This directory contains released development data sets prepared for the Tatoeba MT Challenge. The various releases are more or less incremental and later releases contain previously released examples.
The data files follow the following naming convention:
dev/<VERSION_NUMBER>tatoeba-dev-<VERSION_NUMBER>.<SRC>-<TRG>.txt
TAB-separated files contain separate columns for:
- source language code
- target language code
- source language text
- target language text
The directories also contain subsets of the released language pairs covering sub-languages or language variants if they are available for the particular languages involved.

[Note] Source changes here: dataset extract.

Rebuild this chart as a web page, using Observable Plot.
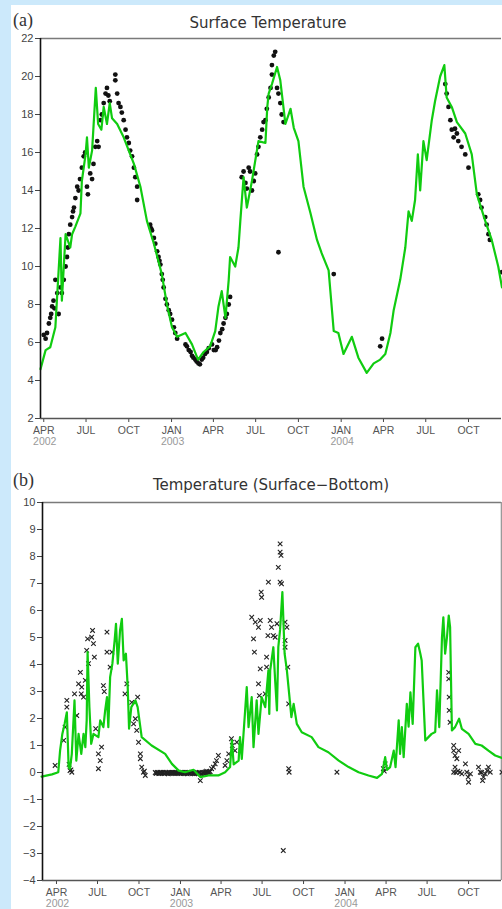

For example, the released test data set for eng-hbs
includes the examples for individual languages like eng-hrv
and eng-bos_Latn
and language variants of Serbian with different scripts eng-srp_Latn
and eng-srp_Cyrl
:
v2021-08-07/tatoeba-dev-v2021-08-07.eng-hbs.txt
v2021-08-07/tatoeba-dev-v2021-08-07.eng-bos_Latn.txt
v2021-08-07/tatoeba-dev-v2021-08-07.eng-srp_Cyrl.txt
v2021-08-07/tatoeba-dev-v2021-08-07.eng-srp_Latn.txt
Note that all sentence pairs from the last three files are also contained in the first one.